- **Instructions to follow**
Locate every line that holds the string "this" and copy it.

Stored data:
────────────────

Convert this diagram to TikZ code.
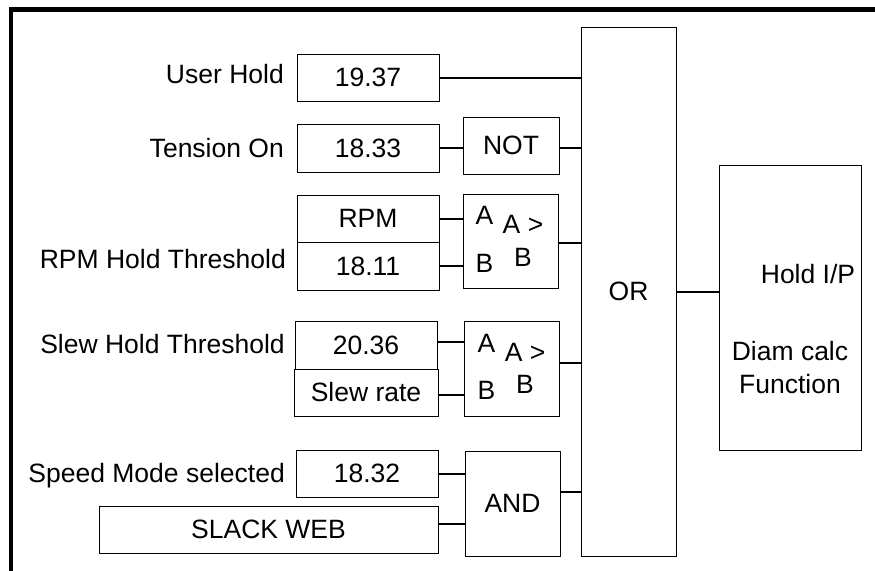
\documentclass[tikz,border=0pt]{standalone}
\usepackage{fontspec}
\setmainfont{Liberation Sans}
\begin{document}
\begin{tikzpicture}[x=1pt,y=-1pt,
  font=\fontsize{26.5}{32.5}\selectfont,
  blk/.style={draw=black, line width=1pt, inner sep=0pt, align=center},
  lbl/.style={inner sep=0pt, anchor=base east},
  wire/.style={line width=2pt},
  pin/.style={inner sep=0pt}]
\useasboundingbox (0,0) rectangle (875,570);
% outer frame (only top and left edges fall inside the page)
\draw[line width=4.5pt] (10.8,575) -- (10.8,9.3) -- (880,9.3);

% parameter / input boxes
\node[blk, minimum width=142, minimum height=47] (v1937) at (368,77.5) {19.37};
\node[blk, minimum width=142, minimum height=48] (v1833) at (368,148) {18.33};
\node[blk, minimum width=142, minimum height=47] (rpm)   at (368,218.5) {RPM};
\node[blk, minimum width=142, minimum height=48] (v1811) at (368,266) {18.11};
\node[blk, minimum width=142, minimum height=48] (v2036) at (366,345) {20.36};
\node[blk, minimum width=144, minimum height=47] (slew)  at (366,392.5) {Slew rate};
\node[blk, minimum width=142, minimum height=47] (v1832) at (367,473.5) {18.32};
\node[blk, minimum width=339, minimum height=47] (slack) at (268.5,529.5) {SLACK WEB};

% input labels
\node[lbl] (lUser)  at (284,83)  {User Hold};
\node[lbl] (lTens)  at (284,157) {Tension On};
\node[lbl] (lRpm)   at (286,268) {RPM Hold Threshold};
\node[lbl] (lSlew)  at (285,353) {Slew Hold Threshold};
\node[lbl] (lSpeed) at (285,482) {Speed Mode selected};

% logic blocks
\node[blk, minimum width=96, minimum height=57]  (not)  at (511,145.5) {NOT};
\node[blk, minimum width=95, minimum height=94]  (cmp1) at (510.5,241) {};
\node[blk, minimum width=95, minimum height=95]  (cmp2) at (511.5,368.5) {};
\node[blk, minimum width=95, minimum height=105] (and)  at (512.5,503.5) {AND};
\node[blk, minimum width=95, minimum height=529] (or)   at (628.5,291.5) {OR};
\node[blk, minimum width=142, minimum height=285] (hold) at (790,307.5) {};

% comparator pin labels and function text
\node[pin] (c1a) at ([shift={(22,22)}]cmp1.north west) {A};
\node[pin] (c1b) at ([shift={(22,69.5)}]cmp1.north west) {B};
\node[pin, align=center] (c1f) at ([shift={(12.5,0)}]cmp1.center) {A >\\B};
\node[pin] (c2a) at ([shift={(23,23)}]cmp2.north west) {A};
\node[pin] (c2b) at ([shift={(23,70)}]cmp2.north west) {B};
\node[pin, align=center] (c2f) at ([shift={(13.5,0)}]cmp2.center) {A >\\B};

% diameter calculation block text
\node[pin, anchor=base] (holdip) at (808,283) {Hold I/P};
\node[pin, anchor=base, align=center] (diam) at (790,393) {Diam calc\\Function};

% connections
\draw[wire] (v1937.east) -- (v1937.east -| or.west);
\draw[wire] (v1833.east) -- (v1833.east -| not.west);
\draw[wire] (not.east |- v1833.east) -- (v1833.east -| or.west);
\draw[wire] (rpm.east) -- (rpm.east -| cmp1.west);
\draw[wire] (v1811.east) -- (v1811.east -| cmp1.west);
\draw[wire] ([yshift=-2pt]cmp1.east) -- ([yshift=-2pt]cmp1.east -| or.west);
\draw[wire] ([yshift=3pt]v2036.east) -- ([yshift=3pt]v2036.east -| cmp2.west);
\draw[wire] ([yshift=-2.5pt]slew.east) -- ([yshift=-2.5pt]slew.east -| cmp2.west);
\draw[wire] ([yshift=5.5pt]cmp2.east) -- ([yshift=5.5pt]cmp2.east -| or.west);
\draw[wire] (v1832.east) -- (v1832.east -| and.west);
\draw[wire] ([yshift=5.5pt]slack.east) -- ([yshift=5.5pt]slack.east -| and.west);
\draw[wire] ([yshift=11.5pt]and.east) -- ([yshift=11.5pt]and.east -| or.west);
\draw[wire] (or.east) -- (or.east -| hold.west);
\end{tikzpicture}
\end{document}
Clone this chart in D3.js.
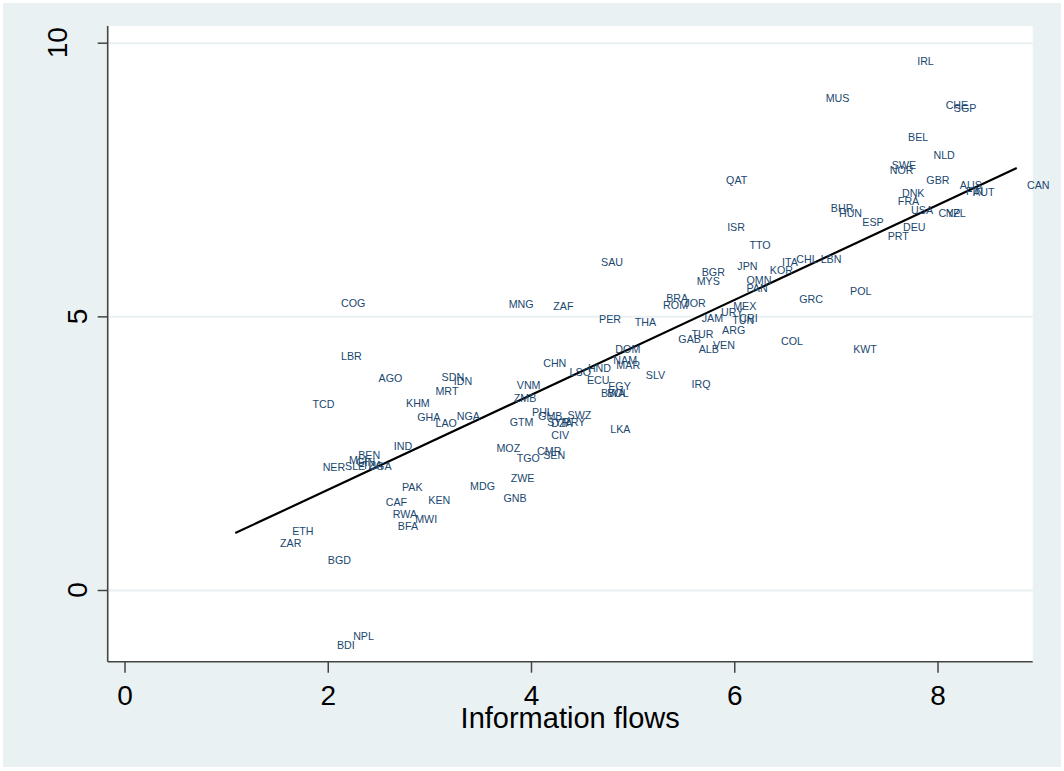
<!DOCTYPE html>
<html>
<head>
<meta charset="utf-8">
<script src="https://cdn.jsdelivr.net/npm/d3@7"></script>
<style>
  body { margin: 0; background: #ffffff; }
  text { font-family: "Liberation Sans", Arial, sans-serif; }
</style>
</head>
<body>
<div id="chart"></div>
<script>
// Country codes, information flows (x) and outcome (y)
const codes = [
  "COG","LBR","AGO","SDN","IDN","MRT","TCD","KHM","GHA","LAO","NGA","IND","BEN","NER","SLE","MLI","GIN","TZA","UGA",
  "PAK","CAF","KEN","MDG","RWA","MWI","BFA","ETH","ZAR","BGD","NPL","BDI",
  "MNG","ZAF","BRA","ROM","JOR","PER","THA","GAB","DOM","CHN","NAM","MAR","LSO","HND","ECU","EGY","BWA","BOL",
  "SLV","IRQ","VNM","ZMB","PHL","GMB","SWZ","GTM","SYR","DZA","PRY","CIV","LKA","MOZ","TGO","CMR","SEN","ZWE","GNB",
  "ISR","TTO","SAU","QAT","BGR","JPN","KOR","ITA","CHL","LBN","MYS","OMN","PAN","GRC","MEX","URY","TUN","CRI",
  "JAM","TUR","ARG","VEN","ALB","COL","POL","KWT",
  "IRL","MUS","CHE","SGP","BEL","NLD","SWE","NOR","GBR","AUS","FIN","AUT","DNK","FRA","CAN","BHR","HUN","USA",
  "ESP","CYP","NZL","DEU","PRT"
];
const infoFlows = [
  2.13,2.13,2.50,3.12,3.24,3.06,1.85,2.77,2.88,3.06,3.27,2.65,2.30,1.95,2.17,2.21,2.28,2.34,2.40,
  2.73,2.57,2.99,3.40,2.64,2.86,2.69,1.65,1.53,2.00,2.25,2.09,
  3.78,4.22,5.33,5.30,5.51,4.67,5.02,5.45,4.83,4.12,4.81,4.84,4.38,4.56,4.55,4.76,4.69,4.75,
  5.13,5.58,3.86,3.83,4.01,4.07,4.36,3.79,4.16,4.20,4.32,4.20,4.78,3.66,3.86,4.06,4.12,3.80,3.73,
  5.93,6.15,4.69,5.92,5.68,6.03,6.35,6.47,6.61,6.85,5.63,6.12,6.12,6.64,5.99,5.87,5.98,6.05,
  5.68,5.58,5.88,5.79,5.65,6.46,7.14,7.17,
  7.80,6.90,8.08,8.16,7.71,7.96,7.55,7.53,7.89,8.22,8.28,8.35,7.65,7.61,8.88,6.95,7.03,7.74,
  7.26,8.01,8.08,7.66,7.51
];
const outcome = [
  5.24,4.28,3.87,3.89,3.82,3.64,3.40,3.42,3.15,3.05,3.18,2.62,2.47,2.25,2.26,2.37,2.34,2.28,2.26,
  1.88,1.60,1.64,1.90,1.39,1.29,1.17,1.08,0.85,0.55,-0.84,-1.01,
  5.23,5.18,5.33,5.20,5.24,4.95,4.89,4.58,4.40,4.15,4.19,4.11,3.97,4.05,3.84,3.73,3.59,3.59,
  3.93,3.76,3.74,3.50,3.24,3.17,3.20,3.06,3.06,3.04,3.06,2.83,2.94,2.59,2.41,2.53,2.46,2.04,1.68,
  6.62,6.30,5.98,7.49,5.81,5.92,5.85,5.99,6.05,6.05,5.65,5.66,5.51,5.32,5.19,5.07,4.93,4.96,
  4.96,4.67,4.74,4.48,4.39,4.54,5.45,4.40,
  9.67,8.98,8.86,8.81,8.27,7.94,7.76,7.67,7.49,7.40,7.29,7.27,7.25,7.11,7.39,6.97,6.88,6.94,
  6.72,6.88,6.88,6.63,6.46
];
// Linear fit line endpoints
const fitX = [1.09, 8.78];
const fitY = [1.04, 7.71];
const xTicks = [0, 2, 4, 6, 8];
const yTicks = [0, 5, 10];
const xTitle = "Information flows";

const width = 1064, height = 771;
const plot = { left: 107.7, right: 1032.7, top: 26, bottom: 661.7 };

const svg = d3.select("#chart").append("svg")
    .attr("width", width)
    .attr("height", height);

// Graph region background
svg.append("rect")
    .attr("x", 3).attr("y", 3)
    .attr("width", 1058).attr("height", 764)
    .attr("fill", "#eaf1f3");

// Plot region
svg.append("rect")
    .attr("x", plot.left).attr("y", plot.top)
    .attr("width", plot.right - plot.left)
    .attr("height", plot.bottom - plot.top)
    .attr("fill", "#ffffff");

const x = d3.scaleLinear().domain([0, 8]).range([124.5, 937.5]);
const y = d3.scaleLinear().domain([0, 10]).range([590, 42.7]);

// Grid lines
svg.append("g")
    .attr("transform", `translate(${plot.left},0)`)
    .call(d3.axisLeft(y).tickValues(yTicks).tickSize(-(plot.right - plot.left)).tickFormat(""))
    .call(g => g.select(".domain").remove())
    .selectAll("line")
    .attr("stroke", "#e8f0f2")
    .attr("stroke-width", 2);

// Fitted line
const fit = fitX.map((v, i) => ({ x: v, y: fitY[i] }));
svg.append("path")
    .datum(fit)
    .attr("fill", "none")
    .attr("stroke", "#000000")
    .attr("stroke-width", 2.2)
    .attr("d", d3.line().x(d => x(d.x)).y(d => y(d.y)));

// Country labels
const data = codes.map((c, i) => ({ code: c, x: infoFlows[i], y: outcome[i] }));
svg.append("g")
    .selectAll("text")
    .data(data)
    .join("text")
    .attr("x", d => x(d.x))
    .attr("y", d => y(d.y))
    .attr("dy", "0.35em")
    .attr("font-size", 10.7)
    .attr("fill", "#1a476f")
    .text(d => d.code);

// Axes
const xAxis = svg.append("g")
    .attr("transform", `translate(0,${plot.bottom})`)
    .call(d3.axisBottom(x).tickValues(xTicks).tickSize(11).tickPadding(12).tickFormat(d3.format("d")));
xAxis.select(".domain").remove();
xAxis.selectAll("line").attr("stroke", "#444").attr("stroke-width", 1.5);
xAxis.selectAll("text")
    .attr("font-size", 28)
    .attr("fill", "#000");

const yAxis = svg.append("g")
    .attr("transform", `translate(${plot.left},0)`)
    .call(d3.axisLeft(y).tickValues(yTicks).tickSize(10).tickFormat(""));
yAxis.select(".domain").remove();
yAxis.selectAll("line").attr("stroke", "#444").attr("stroke-width", 1.5);

// Rotated y tick labels
svg.append("g")
    .selectAll("text")
    .data(yTicks)
    .join("text")
    .attr("transform", d => `translate(${87 - (String(d).length - 1) * 20},${y(d)}) rotate(-90)`)
    .attr("text-anchor", "middle")
    .attr("font-size", 28)
    .attr("fill", "#000")
    .text(d => d);

// Axis lines
svg.append("line")
    .attr("x1", plot.left).attr("x2", plot.left)
    .attr("y1", plot.top).attr("y2", plot.bottom)
    .attr("stroke", "#444").attr("stroke-width", 1.6);
svg.append("line")
    .attr("x1", plot.left).attr("x2", plot.right)
    .attr("y1", plot.bottom).attr("y2", plot.bottom)
    .attr("stroke", "#444").attr("stroke-width", 1.6);

// Axis title
svg.append("text")
    .attr("x", (plot.left + plot.right) / 2)
    .attr("y", 728)
    .attr("text-anchor", "middle")
    .attr("font-size", 29)
    .attr("fill", "#000")
    .text(xTitle);
</script>
</body>
</html>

────────────────

- **Written answer**
Convert this diagram to TikZ code.
Clone this chart in D3.js.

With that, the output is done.